Canadian farm equipment maker MacDon Industries is being sold for $1.2 billion to another Canadian company, according to CBC News.
Linamar Corporation – known as a manufacturer of precision metallic parts for several industries (including the automobile sector) – announced in December that it had “reached an agreement” to buy MacDon (which is based in Winnipeg).
Linamar said that MacDon, and its group of companies, will complement its existing agricultural harvesting business in Hungary and allow the company to serve more markets globally.
Linamar is a major entity; it has a staggering 59 manufacturing facilities dotted around the globe; it has over 24,000 employees. It notched up worldwide sales of $6 billion in 2016.
Back in October, we reported that mounting demand for MacDon equipment here in Europe led to the company’s decision to open its first European subsidiary.

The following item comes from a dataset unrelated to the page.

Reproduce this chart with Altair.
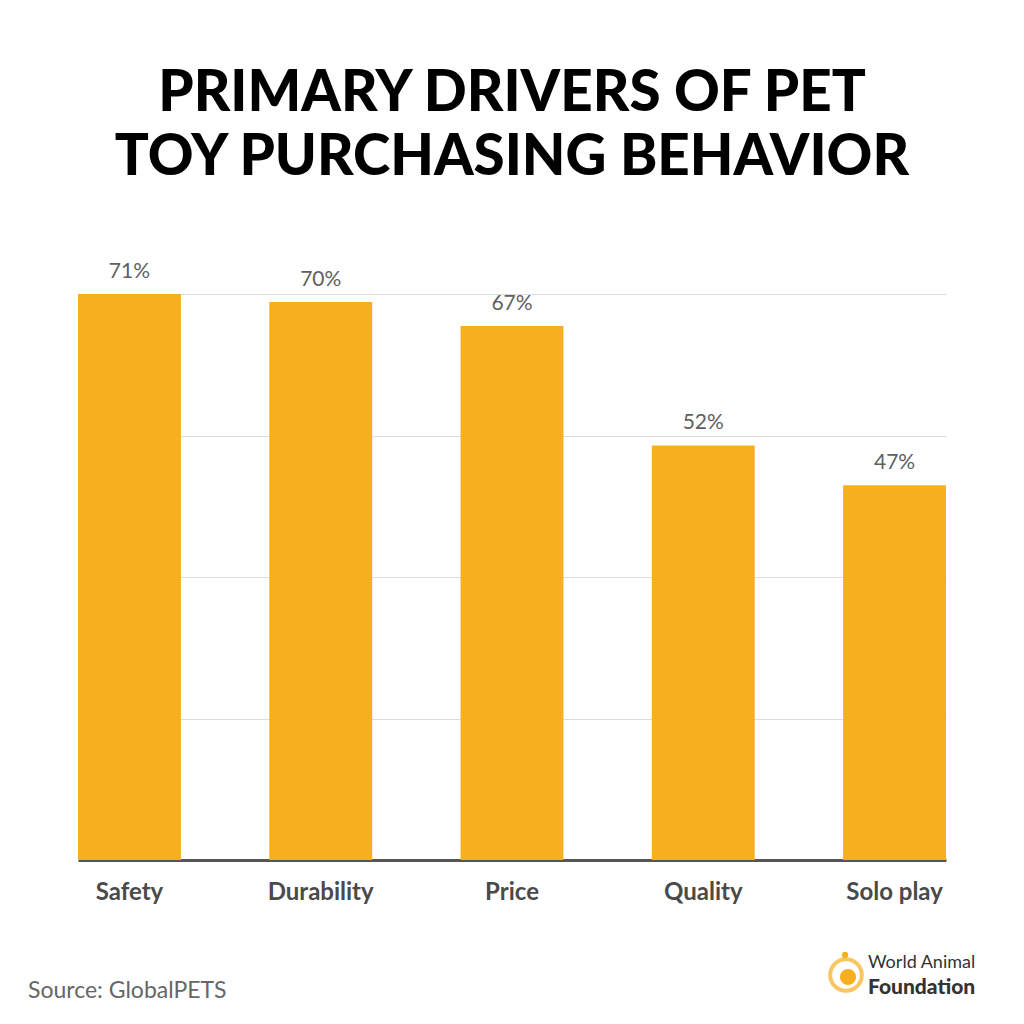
import altair as alt
import pandas as pd

categories = ["Safety", "Durability", "Price", "Quality", "Solo play"]
values = [71, 70, 67, 52, 47]
labels = ["71%", "70%", "67%", "52%", "47%"]
grid_values = [17.75, 35.5, 53.25, 71]
title_lines = ["PRIMARY DRIVERS OF PET", "TOY PURCHASING BEHAVIOR"]
source_text = "Source: GlobalPETS"

df = pd.DataFrame({"category": categories, "value": values, "label": labels})

FONT = "Lato"
BAR = "#F8AF1F"

x = alt.X("category:N", sort=categories, title=None,
          scale=alt.Scale(paddingInner=0.462, paddingOuter=0),
          axis=alt.Axis(labelAngle=0, labelFont=FONT, labelFontSize=24,
                        labelFontWeight="bold", labelColor="#4a4a4a",
                        labelBaseline="alphabetic", labelPadding=39,
                        ticks=False, tickSize=0, domainColor="#555555",
                        domainWidth=3, grid=False))
y = alt.Y("value:Q", title=None,
          scale=alt.Scale(domain=[0, 71], nice=False),
          axis=alt.Axis(values=grid_values, labels=False, ticks=False,
                        domain=False, grid=True, gridColor="#dddddd",
                        gridWidth=1))

bars = alt.Chart(df).mark_bar(color=BAR).encode(x=x, y=y)

bar_labels = alt.Chart(df).mark_text(
    font=FONT, fontSize=21, color="#5f5f5f", baseline="alphabetic", dy=-16
).encode(x=alt.X("category:N", sort=categories), y="value:Q", text="label:N")

one = alt.Data(values=[{"k": 1}])

title1 = alt.Chart(one).mark_text(
    text=title_lines[0], font=FONT, fontSize=56.5, fontWeight=900,
    color="#000000", align="center", baseline="alphabetic"
).encode(x=alt.value(434), y=alt.value(-183))
title2 = alt.Chart(one).mark_text(
    text=title_lines[1], font=FONT, fontSize=56.5, fontWeight=900,
    color="#000000", align="center", baseline="alphabetic"
).encode(x=alt.value(434), y=alt.value(-119))

source = alt.Chart(one).mark_text(
    text=source_text, font=FONT, fontSize=23, color="#666666",
    align="left", baseline="alphabetic"
).encode(x=alt.value(-50), y=alt.value(704))

ring = alt.Chart(one).mark_point(
    shape="circle", filled=False, stroke=BAR, strokeWidth=4, size=1000
).encode(x=alt.value(768), y=alt.value(681))
dog = alt.Chart(one).mark_point(
    shape="circle", filled=True, color=BAR, opacity=1, size=260
).encode(x=alt.value(770), y=alt.value(683))
bird = alt.Chart(one).mark_point(
    shape="circle", filled=True, color=BAR, opacity=1, size=40
).encode(x=alt.value(767), y=alt.value(661))

logo1 = alt.Chart(one).mark_text(
    text="World Animal", font=FONT, fontSize=18, color="#333333",
    align="left", baseline="alphabetic"
).encode(x=alt.value(790), y=alt.value(674))
logo2 = alt.Chart(one).mark_text(
    text="Foundation", font=FONT, fontSize=21, fontWeight=900,
    color="#333333", align="left", baseline="alphabetic"
).encode(x=alt.value(790), y=alt.value(700))

chart = alt.layer(
    bars, bar_labels, title1, title2, source, ring, dog, bird, logo1, logo2
).properties(
    width=868, height=566,
    autosize=alt.AutoSizeParams(type="none"),
    padding={"left": 70, "top": 286, "right": 70, "bottom": 150},
    background="#ffffff",
).configure_view(stroke=None)

chart.save("out.html", embed_options={"renderer": "svg", "actions": False})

The new entity will be known as MacDon Europe and will be located in Wiesbaden, Germany. From this German base, it is expected that it will seek to grow its European operations – and possibly appoint more distributors and dealers in other countries.
MacDon isn’t a brand-name that’s readily familiar to most Irish farmers or contractors. However, it is a significant player in the Canadian and US markets. There, it’s best known for its self-propelled windrowers and headers, its pull-type mowers and its draper-type and pick-up headers for combine harvesters.
The company’s origins
The company’s origins go back to 1949, when the entity was known as Killbery Industries. Back then, Killbery manufactured sprayers, grain augers, seeders and cultivators.
In 1951, Killbery produced one of the first self-propelled windrowers. In 1971, the MacDonald family purchased the company and shifted the focus firmly onto harvesting equipment. It later changed the trading name to MacDon Industries.
With a workforce of approximately 1,600 people nowadays, MacDon sells its products in over 40 countries – with existing overseas offices in Australia, Russia and Brazil.